We don't have to understand exactly how we're going to get this draft done on time. We don't have to be able to diagnose all the ills of our upcoming months in advance.
Spoiler alert: 2016 is NOT going to go according to plan.
Seriously. There is some major stuff heading toward our lives.
Some of these plans for our writing—so neat! so clever! so possible!—will absolutely be swallowed by the perfect storm of crazy that is coming.
I'm guaranteeing it.
That used to make me tense and white-knuckled. That used to make me run around, screaming.
Guess how I thought I'd fix everything? By planning harder.
Granted: A bit of good strategizing will help. Of course it will.
But it is so easy to get trapped in a cycle of overthinking and overplanning: Let's get all the variables accounted for! Let's find three ways to defeat each obstacle! Let's make a list of forty things I have to do every single day to stay on schedule!!
But the best, best, best thing to do in the face of uncertainty is the work.
The ACTUAL work.
Not planning the work. Not analyzing notes. Not listing new ways to research.
But the real, true, sweet storytelling work itself.
Craft the next sentence. Write the very next paragraph. Sketch out the next chapter.
Actual words for the actual story.
Even though you're not sure! Even though everything's shivering and unstable! Write. Even then.

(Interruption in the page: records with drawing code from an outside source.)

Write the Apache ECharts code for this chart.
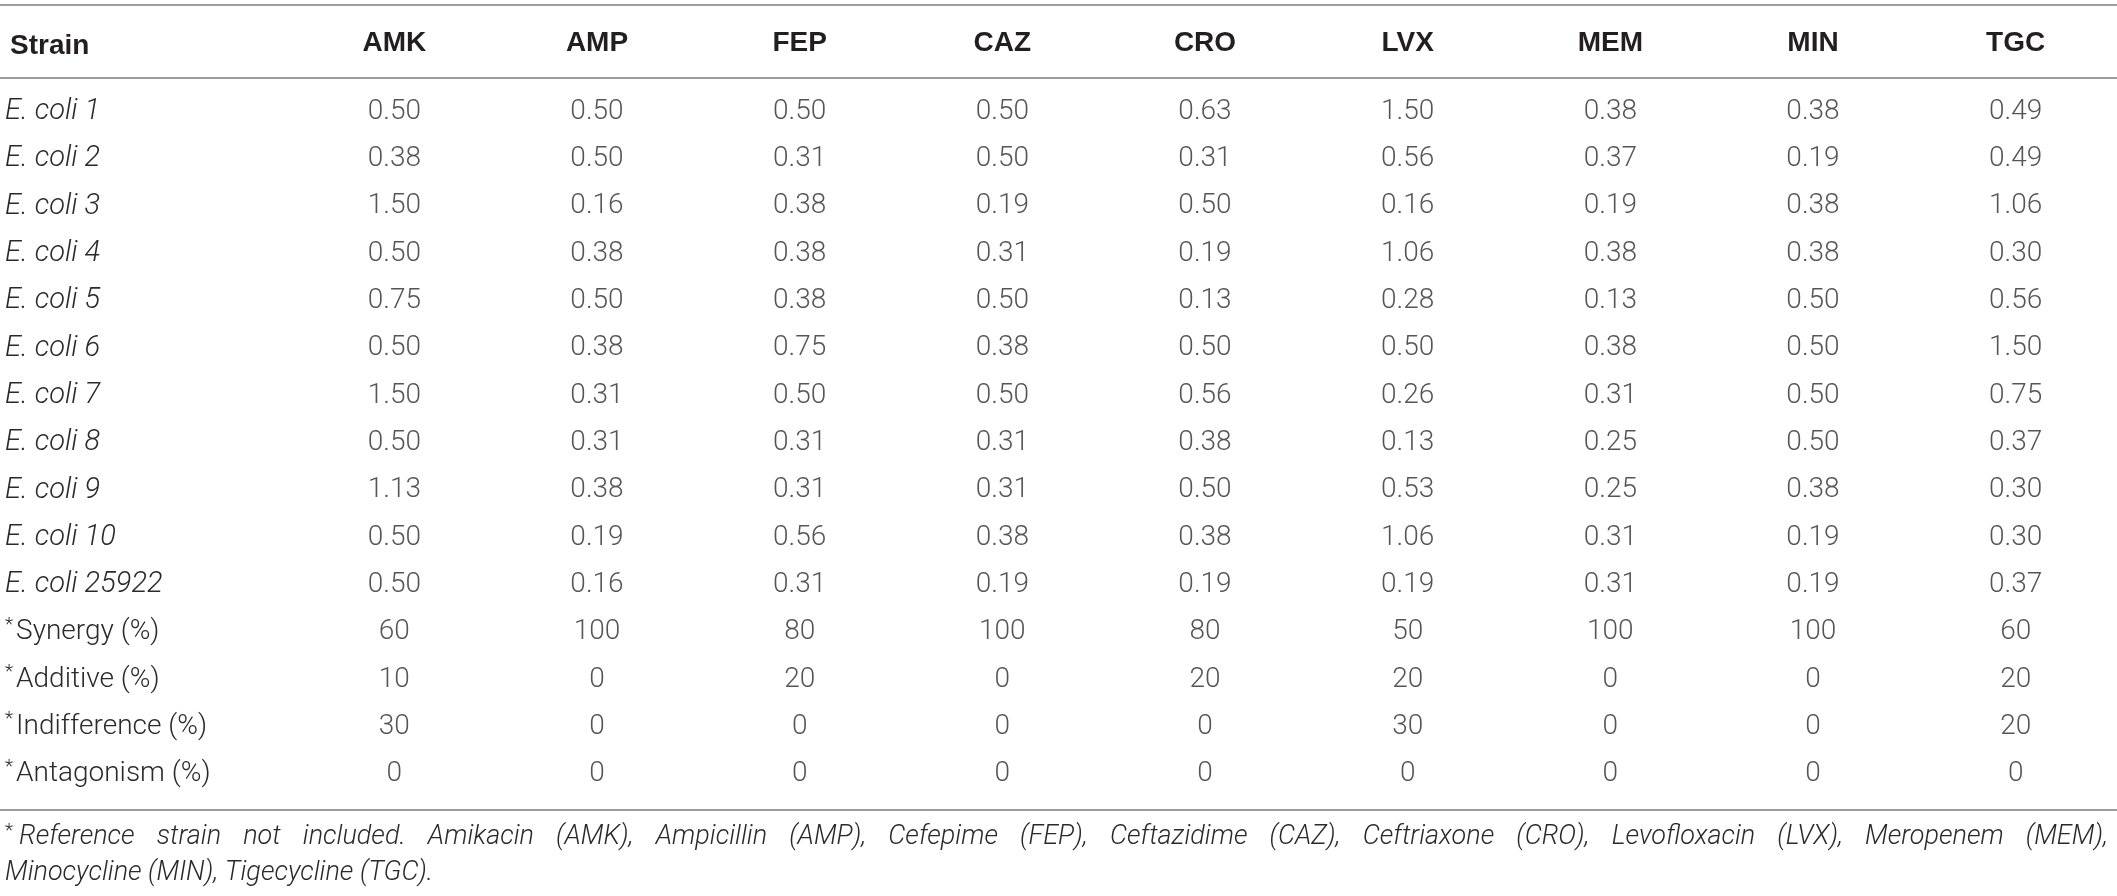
<!DOCTYPE html>
<html>
<head>
<meta charset="utf-8">
<script src="https://cdn.jsdelivr.net/npm/echarts@6/dist/echarts.min.js"></script>
<style>
  html, body { margin: 0; padding: 0; background: #fff; }
  #main { width: 2117px; height: 896px; }
</style>
</head>
<body>
<div id="main"></div>
<script>
// columns (drugs) and rows (strains + summary)
const drugs = ["AMK", "AMP", "FEP", "CAZ", "CRO", "LVX", "MEM", "MIN", "TGC"];
const strains = ["E. coli 1", "E. coli 2", "E. coli 3", "E. coli 4", "E. coli 5", "E. coli 6",
  "E. coli 7", "E. coli 8", "E. coli 9", "E. coli 10", "E. coli 25922"];
const summaryLabels = ["Synergy (%)", "Additive (%)", "Indifference (%)", "Antagonism (%)"];

// FICI values per drug, one entry per strain
const micAMK = [0.50, 0.38, 1.50, 0.50, 0.75, 0.50, 1.50, 0.50, 1.13, 0.50, 0.50];
const micAMP = [0.50, 0.50, 0.16, 0.38, 0.50, 0.38, 0.31, 0.31, 0.38, 0.19, 0.16];
const micFEP = [0.50, 0.31, 0.38, 0.38, 0.38, 0.75, 0.50, 0.31, 0.31, 0.56, 0.31];
const micCAZ = [0.50, 0.50, 0.19, 0.31, 0.50, 0.38, 0.50, 0.31, 0.31, 0.38, 0.19];
const micCRO = [0.63, 0.31, 0.50, 0.19, 0.13, 0.50, 0.56, 0.38, 0.50, 0.38, 0.19];
const micLVX = [1.50, 0.56, 0.16, 1.06, 0.28, 0.50, 0.26, 0.13, 0.53, 1.06, 0.19];
const micMEM = [0.38, 0.37, 0.19, 0.38, 0.13, 0.38, 0.31, 0.25, 0.25, 0.31, 0.31];
const micMIN = [0.38, 0.19, 0.38, 0.38, 0.50, 0.50, 0.50, 0.50, 0.38, 0.19, 0.19];
const micTGC = [0.49, 0.49, 1.06, 0.30, 0.56, 1.50, 0.75, 0.37, 0.30, 0.30, 0.37];

// summary percentages per drug
const synergy      = [60, 100, 80, 100, 80, 50, 100, 100, 60];
const additive     = [10, 0, 20, 0, 20, 20, 0, 0, 20];
const indifference = [30, 0, 0, 0, 0, 30, 0, 0, 20];
const antagonism   = [0, 0, 0, 0, 0, 0, 0, 0, 0];

const footLine1 = "Reference strain not included. Amikacin (AMK), Ampicillin (AMP), Cefepime (FEP), Ceftazidime (CAZ), Ceftriaxone (CRO), Levofloxacin (LVX), Meropenem (MEM),";
const footLine2 = "Minocycline (MIN), Tigecycline (TGC).";

const W = 2117;
const TXT = "#2a2a2a";
const RULE = "#9d9d9d";
const FOOT_FONT = "italic 300 27px Roboto";

/* ---- cells ---- */
const micCols = [micAMK, micAMP, micFEP, micCAZ, micCRO, micLVX, micMEM, micMIN, micTGC];
const cells = [];
strains.forEach((s, r) => {
  micCols.forEach((col, c) => cells.push([c, r, col[r].toFixed(2)]));
});
[synergy, additive, indifference, antagonism].forEach((row, i) => {
  row.forEach((v, c) => cells.push([c, strains.length + i, String(v)]));
});
const rowLabels = strains.concat(summaryLabels);

/* ---- footnote: first line justified ---- */
const ctx = document.createElement("canvas").getContext("2d");
ctx.font = FOOT_FONT;
const words = footLine1.split(" ");
const x0 = 19, x1 = W - 9;
const widths = words.map(w => ctx.measureText(w).width);
const gap = (x1 - x0 - widths.reduce((a, b) => a + b, 0)) / (words.length - 1);
const footGraphics = [];
let cx = x0;
words.forEach((w, i) => {
  footGraphics.push({ type: "text", x: cx, y: 837, style: { text: w, font: FOOT_FONT, fill: TXT, textVerticalAlign: "middle" } });
  cx += widths[i] + gap;
});
footGraphics.push({ type: "text", x: 5, y: 831, style: { text: "*", font: "300 19px Roboto", fill: TXT, textVerticalAlign: "middle" } });
footGraphics.push({ type: "text", x: 5, y: 873, style: { text: footLine2, font: FOOT_FONT, fill: TXT, textVerticalAlign: "middle" } });

const chart = echarts.init(document.getElementById("main"));

const ruleAxis = (extra) => Object.assign({
  gridIndex: 1, type: "value", min: 0, max: 1,
  axisLine: { show: true, onZero: false, lineStyle: { color: RULE, width: 2 } },
  axisTick: { show: false }, axisLabel: { show: false }, splitLine: { show: false }
}, extra);

chart.setOption({
  animation: false,
  backgroundColor: "#fff",
  title: {
    text: "Strain", left: 5, top: 27,
    textStyle: { fontFamily: "Liberation Sans", fontWeight: "bold", fontSize: 28, color: "#231f20" }
  },
  grid: [
    { left: 293, top: 88, width: 1895, height: 710 },   // table body
    { left: 0, right: 0, top: 78, bottom: 86 }          // horizontal rules
  ],
  xAxis: [
    {
      gridIndex: 0, type: "category", data: drugs, position: "top",
      axisLine: { show: false }, axisTick: { show: false }, splitLine: { show: false },
      axisLabel: { interval: 0, margin: 31, fontFamily: "Liberation Sans", fontWeight: "bold", fontSize: 28, color: "#231f20" }
    },
    ruleAxis({ position: "top" }),
    ruleAxis({ position: "bottom" }),
    ruleAxis({ position: "top", offset: 73 })
  ],
  yAxis: [
    {
      gridIndex: 0, type: "category", data: rowLabels, inverse: true,
      axisLine: { show: false }, axisTick: { show: false }, splitLine: { show: false },
      axisLabel: {
        interval: 0, margin: 288, align: "left",
        formatter: (v, i) => i < strains.length ? `{it|${v}}` : `{sup|*}{n|${v}}`,
        rich: {
          it: { fontFamily: "Roboto", fontStyle: "italic", fontWeight: 300, fontSize: 29, color: TXT, lineHeight: 34 },
          n: { fontFamily: "Roboto", fontWeight: 300, fontSize: 28, color: TXT, lineHeight: 34 },
          sup: { fontFamily: "Roboto", fontWeight: 300, fontSize: 19, color: TXT, lineHeight: 34, verticalAlign: "top", padding: [0, 3, 0, 0] }
        }
      }
    },
    { gridIndex: 1, type: "value", min: 0, max: 1, show: false }
  ],
  series: [{
    type: "scatter", xAxisIndex: 0, yAxisIndex: 0,
    data: cells, symbolSize: 1, silent: true,
    itemStyle: { color: "rgba(0,0,0,0)" },
    label: {
      show: true, position: "inside",
      formatter: p => p.data[2],
      fontFamily: "Roboto", fontWeight: 300, fontSize: 28, color: TXT
    }
  }],
  graphic: footGraphics
});
</script>
</body>
</html>
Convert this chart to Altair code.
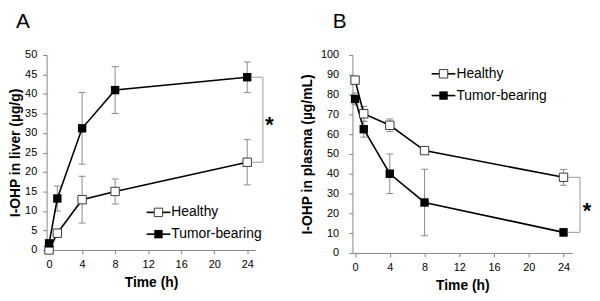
import altair as alt
import pandas as pd

# ---------------- data ----------------
times = [0, 1, 4, 8, 24]
groups = ["Healthy", "Tumor-bearing"]

liver_healthy = [0.0, 4.3, 12.9, 15.0, 22.5]
liver_healthy_err = [0.0, 1.0, 6.0, 3.2, 5.8]
liver_tumor = [1.7, 13.2, 31.2, 41.0, 44.3]
liver_tumor_err = [0.0, 3.2, 9.2, 6.0, 3.9]

plasma_healthy = [87.3, 70.3, 64.5, 51.7, 38.2]
plasma_healthy_err = [2.0, 3.8, 3.2, 1.5, 4.0]
plasma_tumor = [77.8, 62.5, 40.0, 25.5, 10.4]
plasma_tumor_err = [3.0, 4.0, 10.0, 16.8, 2.0]

x_ticks = [0, 4, 8, 12, 16, 20, 24]
liver_ticks = [0, 5, 10, 15, 20, 25, 30, 35, 40, 45, 50]
plasma_ticks = [0, 10, 20, 30, 40, 50, 60, 70, 80, 90, 100]

FONT = "Liberation Sans"
AXIS_GRAY = "#868686"
ERR_GRAY = "#8a8a8a"
BRACKET_GRAY = "#9a9a9a"


def panel(label, label_x, ytitle, yticks, h, he, tm, te, width, height,
          xmin, leg_x, leg_y, star_y, lab_pad, title_pad):
    rows = []
    for g, vals, errs in [(groups[0], h, he), (groups[1], tm, te)]:
        for t, v, e in zip(times, vals, errs):
            rows.append(dict(t=t, v=v, lo=v - e, hi=v + e, g=g))
    df = pd.DataFrame(rows)

    xscale = alt.Scale(domain=[xmin, 25], nice=False, zero=False)
    yscale = alt.Scale(domain=[yticks[0], yticks[-1]], nice=False)
    xaxis = alt.Axis(values=x_ticks, title="Time (h)", grid=False,
                     domainColor=AXIS_GRAY, tickColor=AXIS_GRAY, tickSize=4,
                     labelFontSize=11, labelPadding=5, labelColor="black",
                     titleFontSize=14, titleFontWeight="bold", titlePadding=6,
                     titleColor="black")
    yaxis = alt.Axis(values=yticks, title=ytitle, grid=False,
                     domainColor=AXIS_GRAY, tickColor=AXIS_GRAY, tickSize=4,
                     labelFontSize=11, labelPadding=lab_pad, labelColor="black",
                     titleFontSize=14, titleFontWeight="bold",
                     titlePadding=title_pad, titleColor="black")

    def X(f):
        return alt.X(f, type="quantitative", scale=xscale, axis=xaxis)

    def Y(f):
        return alt.Y(f, type="quantitative", scale=yscale, axis=yaxis)

    base = alt.Chart(df)
    err = base.transform_filter("datum.hi > datum.lo").mark_rule(
        color=ERR_GRAY, strokeWidth=1).encode(x=X("t"), y=Y("lo"), y2="hi")
    cap_lo = base.transform_filter("datum.hi > datum.lo").mark_tick(
        orient="horizontal", size=7, thickness=1, color=ERR_GRAY, opacity=1
    ).encode(x=X("t"), y=Y("lo"))
    cap_hi = base.transform_filter("datum.hi > datum.lo").mark_tick(
        orient="horizontal", size=7, thickness=1, color=ERR_GRAY, opacity=1
    ).encode(x=X("t"), y=Y("hi"))
    lines = base.mark_line(color="black", strokeWidth=1.6).encode(
        x=X("t"), y=Y("v"), detail="g:N")
    pts_h = base.transform_filter(f"datum.g == '{groups[0]}'").mark_square(
        size=72, filled=True, fill="white", stroke="#3a3a3a", strokeWidth=1,
        opacity=1).encode(x=X("t"), y=Y("v"))
    pts_t = base.transform_filter(f"datum.g == '{groups[1]}'").mark_square(
        size=72, filled=True, color="black", opacity=1).encode(
        x=X("t"), y=Y("v"))

    # significance bracket at t = 24
    yh, yt = h[-1], tm[-1]
    bdf = pd.DataFrame([
        dict(x=24.5, x2=25.9, y=yt, y2=yt),
        dict(x=24.5, x2=25.9, y=yh, y2=yh),
        dict(x=25.9, x2=25.9, y=yh, y2=yt),
    ])
    bracket = alt.Chart(bdf).mark_rule(color=BRACKET_GRAY, strokeWidth=1).encode(
        x=X("x"), x2="x2", y=Y("y"), y2="y2")
    sdf = pd.DataFrame([dict(x=26.7, y=star_y, s="*")])
    star = alt.Chart(sdf).mark_text(font=FONT, fontSize=22, fontWeight="bold",
                                    align="center", baseline="alphabetic",
                                    dy=12).encode(
        x=X("x"), y=Y("y"), text="s:N")

    one = alt.Chart(pd.DataFrame({"k": [0]}))
    legend_layers = []
    for i, g in enumerate(groups):
        yy = leg_y + i * 22
        legend_layers.append(one.mark_rule(color="black", strokeWidth=1.6).encode(
            x=alt.value(leg_x), x2=alt.value(leg_x + 24), y=alt.value(yy)))
        if i == 0:
            sq = one.mark_square(size=72, filled=True, fill="white",
                                 stroke="#3a3a3a", strokeWidth=1, opacity=1)
        else:
            sq = one.mark_square(size=72, filled=True, color="black", opacity=1)
        legend_layers.append(sq.encode(x=alt.value(leg_x + 12), y=alt.value(yy)))
        legend_layers.append(one.mark_text(font=FONT, fontSize=14, align="left",
                                           baseline="middle", color="black").encode(
            x=alt.value(leg_x + 25), y=alt.value(yy), text=alt.value(g)))

    lab = one.mark_text(font=FONT, fontSize=21, align="left", baseline="top",
                        color="black").encode(
        x=alt.value(label_x), y=alt.value(-44), text=alt.value(label))

    return alt.layer(err, cap_lo, cap_hi, lines, pts_h, pts_t, bracket, star,
                     *legend_layers, lab).properties(width=width, height=height)


pA = panel("A", -31, "I-OHP in liver (µg/g)", liver_ticks,
           liver_healthy, liver_healthy_err, liver_tumor, liver_tumor_err,
           width=211, height=197, xmin=-0.3, leg_x=101, leg_y=159,
           star_y=33.3, lab_pad=6, title_pad=2)
pB = panel("B", -20, "I-OHP in plasma (µg/mL)", plasma_ticks,
           plasma_healthy, plasma_healthy_err, plasma_tumor, plasma_tumor_err,
           width=222, height=200, xmin=-0.3, leg_x=80, leg_y=19,
           star_y=23.5, lab_pad=10, title_pad=6)

chart = alt.hconcat(pA, pB, spacing=26).properties(
    padding={"left": 0, "top": 2, "right": 0, "bottom": 0}
).configure_view(stroke=None).configure_axis(
    labelFont=FONT, titleFont=FONT
).configure_text(font=FONT)

chart.save("out.html", embed_options={"renderer": "svg", "actions": False})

Over the last three years, life has dealt me a serious amount of bizarre and frustrating and crazy circumstances.
Planning has its allure, but it has never, ever saved the day like writing has.
It gets easier with practice. It comes more naturally. It's a skill we can grow.
So let's practice that together, okay, lionheart?
Whatever form of uncertainty is facing you right now—whether big life circumstances, or just the normal plain uncertainty of how the heck are you going to finish that novel?!—whatever that is, consider it for a moment.
And then take a really deep breath.
Right now. Yes, really.
A super deep breath. And then let it all out. Then do it two more times. (Something about three deep breaths. It's a thing. I love it.)
And then do a little writing. It doesn't have to be much.
Grab an index card and write the very next sentence of your story. A line of dialogue that's spot-on for your protagonist. A smidge of description for your favorite bit of setting.
Write down something, anything, that reconnects you to the heart of the tale you're telling.
Not to the planning. To the work.
Writing is the best medicine, the best antidote, and the best safeguard in the face of uncertainty.
Use it well. And use it often.
(Don't you feel just a little bit better now?)